>> start Supplied data

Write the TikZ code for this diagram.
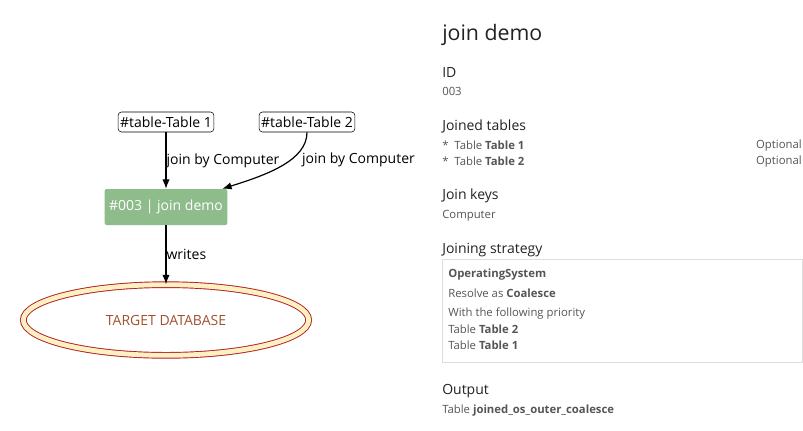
\documentclass[tikz,border=0pt]{standalone}
\usepackage{fontspec}
\setmainfont{Open Sans}
\usetikzlibrary{arrows.meta,positioning,shapes.geometric}

\definecolor{taskgreen}{HTML}{8FBC8B}
\definecolor{dbred}{HTML}{B22222}
\definecolor{dbtext}{HTML}{A0522D}
\definecolor{dbcream}{HTML}{FFF0C4}
\definecolor{infogray}{HTML}{555555}
\definecolor{headgray}{HTML}{222222}
\definecolor{boxgray}{HTML}{DDDDDD}

\begin{document}
\begin{tikzpicture}[
  x=0.75pt, y=-0.75pt,
  every node/.style={font=\fontsize{10.5}{12}\selectfont},
  source/.style={rectangle, draw=black, rounded corners=2.5pt, inner sep=1.5pt, minimum height=15pt, fill=white},
  task/.style={rectangle, fill=taskgreen, rounded corners=1.5pt, text=white, minimum width=92pt, minimum height=27pt},
  target/.style={ellipse, draw=dbred, line width=0.7pt, double=dbcream, double distance=3.6pt, fill=white, minimum width=214pt, minimum height=53pt, text=dbtext},
  arrow/.style={-{Latex[length=7pt, width=5.5pt]}, line width=0.9pt},
  edgelabel/.style={anchor=west, inner sep=0pt},
  title/.style={anchor=west, inner sep=0pt, yshift=-1.2pt, text=headgray, font=\fontsize{16}{19}\selectfont},
  heading/.style={anchor=west, inner sep=0pt, yshift=-1.2pt, text=headgray, font=\fontsize{10.5}{12}\selectfont},
  detail/.style={anchor=west, inner sep=0pt, yshift=-1.2pt, text=infogray, font=\fontsize{8.5}{10}\selectfont}
]
\useasboundingbox (0,0) rectangle (803,430);

% --- GRAPH ---
\node[source] (t1) at (166,122) {\#table-Table 1};
\node[source] (t2) at (307,122) {\#table-Table 2};
\node[task] (join) at (166,207) {\#003 | join demo};
\node[target] (db) at (166,320) {TARGET DATABASE};

\draw[arrow] (t1.south) -- (join.north)
      node[edgelabel, pos=0.5] {join by Computer};
\draw[arrow] (t2.south) .. controls +(0,28) and +(45,-14) .. ([xshift=-4pt]join.north east)
      node[edgelabel, pos=0.4, xshift=8.5pt] {join by Computer};
\draw[arrow] (join.south) -- (db.north)
      node[edgelabel, pos=0.5] {writes};

% --- DETAILS PANEL ---
\node[title] (name) at (442,33) {join demo};

\node[heading] (idh) at (442,71) {ID};
\node[detail] (idv) at (442,90) {003};

\node[heading] (tabh) at (442,125) {Joined tables};
\node[detail] (tab1) at (442,144) {*\ \ Table \textbf{Table 1}};
\node[detail] (tab2) at (442,160) {*\ \ Table \textbf{Table 2}};
\node[detail, anchor=east] (opt1) at (802,144) {Optional};
\node[detail, anchor=east] (opt2) at (802,160) {Optional};

\node[heading] (keyh) at (442,194) {Join keys};
\node[detail] (keyv) at (442,214) {Computer};

\node[heading] (strh) at (442,248) {Joining strategy};
\draw[boxgray] (442,259) rectangle (802,362);
\node[detail] (col) at (448,273) {\textbf{OperatingSystem}};
\node[detail] (res) at (448,292) {Resolve as \textbf{Coalesce}};
\node[detail] (pri) at (448,312) {With the following priority};
\node[detail] (pri1) at (448,328) {Table \textbf{Table 2}};
\node[detail] (pri2) at (448,344) {Table \textbf{Table 1}};

\node[heading] (outh) at (442,389) {Output};
\node[detail] (outv) at (442,409) {Table \textbf{joined\_os\_outer\_coalesce}};

\end{tikzpicture}
\end{document}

>> end Supplied data

### Task directions:
Retype the listing exactly. Pictures do not belong in the copy.

### Correct answer:
Write the TikZ code for this diagram.
\documentclass[tikz,border=0pt]{standalone}
\usepackage{fontspec}
\setmainfont{Open Sans}
\usetikzlibrary{arrows.meta,positioning,shapes.geometric}

\definecolor{taskgreen}{HTML}{8FBC8B}
\definecolor{dbred}{HTML}{B22222}
\definecolor{dbtext}{HTML}{A0522D}
\definecolor{dbcream}{HTML}{FFF0C4}
\definecolor{infogray}{HTML}{555555}
\definecolor{headgray}{HTML}{222222}
\definecolor{boxgray}{HTML}{DDDDDD}

\begin{document}
\begin{tikzpicture}[
  x=0.75pt, y=-0.75pt,
  every node/.style={font=\fontsize{10.5}{12}\selectfont},
  source/.style={rectangle, draw=black, rounded corners=2.5pt, inner sep=1.5pt, minimum height=15pt, fill=white},
  task/.style={rectangle, fill=taskgreen, rounded corners=1.5pt, text=white, minimum width=92pt, minimum height=27pt},
  target/.style={ellipse, draw=dbred, line width=0.7pt, double=dbcream, double distance=3.6pt, fill=white, minimum width=214pt, minimum height=53pt, text=dbtext},
  arrow/.style={-{Latex[length=7pt, width=5.5pt]}, line width=0.9pt},
  edgelabel/.style={anchor=west, inner sep=0pt},
  title/.style={anchor=west, inner sep=0pt, yshift=-1.2pt, text=headgray, font=\fontsize{16}{19}\selectfont},
  heading/.style={anchor=west, inner sep=0pt, yshift=-1.2pt, text=headgray, font=\fontsize{10.5}{12}\selectfont},
  detail/.style={anchor=west, inner sep=0pt, yshift=-1.2pt, text=infogray, font=\fontsize{8.5}{10}\selectfont}
]
\useasboundingbox (0,0) rectangle (803,430);

% --- GRAPH ---
\node[source] (t1) at (166,122) {\#table-Table 1};
\node[source] (t2) at (307,122) {\#table-Table 2};
\node[task] (join) at (166,207) {\#003 | join demo};
\node[target] (db) at (166,320) {TARGET DATABASE};

\draw[arrow] (t1.south) -- (join.north)
      node[edgelabel, pos=0.5] {join by Computer};
\draw[arrow] (t2.south) .. controls +(0,28) and +(45,-14) .. ([xshift=-4pt]join.north east)
      node[edgelabel, pos=0.4, xshift=8.5pt] {join by Computer};
\draw[arrow] (join.south) -- (db.north)
      node[edgelabel, pos=0.5] {writes};

% --- DETAILS PANEL ---
\node[title] (name) at (442,33) {join demo};

\node[heading] (idh) at (442,71) {ID};
\node[detail] (idv) at (442,90) {003};

\node[heading] (tabh) at (442,125) {Joined tables};
\node[detail] (tab1) at (442,144) {*\ \ Table \textbf{Table 1}};
\node[detail] (tab2) at (442,160) {*\ \ Table \textbf{Table 2}};
\node[detail, anchor=east] (opt1) at (802,144) {Optional};
\node[detail, anchor=east] (opt2) at (802,160) {Optional};

\node[heading] (keyh) at (442,194) {Join keys};
\node[detail] (keyv) at (442,214) {Computer};

\node[heading] (strh) at (442,248) {Joining strategy};
\draw[boxgray] (442,259) rectangle (802,362);
\node[detail] (col) at (448,273) {\textbf{OperatingSystem}};
\node[detail] (res) at (448,292) {Resolve as \textbf{Coalesce}};
\node[detail] (pri) at (448,312) {With the following priority};
\node[detail] (pri1) at (448,328) {Table \textbf{Table 2}};
\node[detail] (pri2) at (448,344) {Table \textbf{Table 1}};

\node[heading] (outh) at (442,389) {Output};
\node[detail] (outv) at (442,409) {Table \textbf{joined\_os\_outer\_coalesce}};

\end{tikzpicture}
\end{document}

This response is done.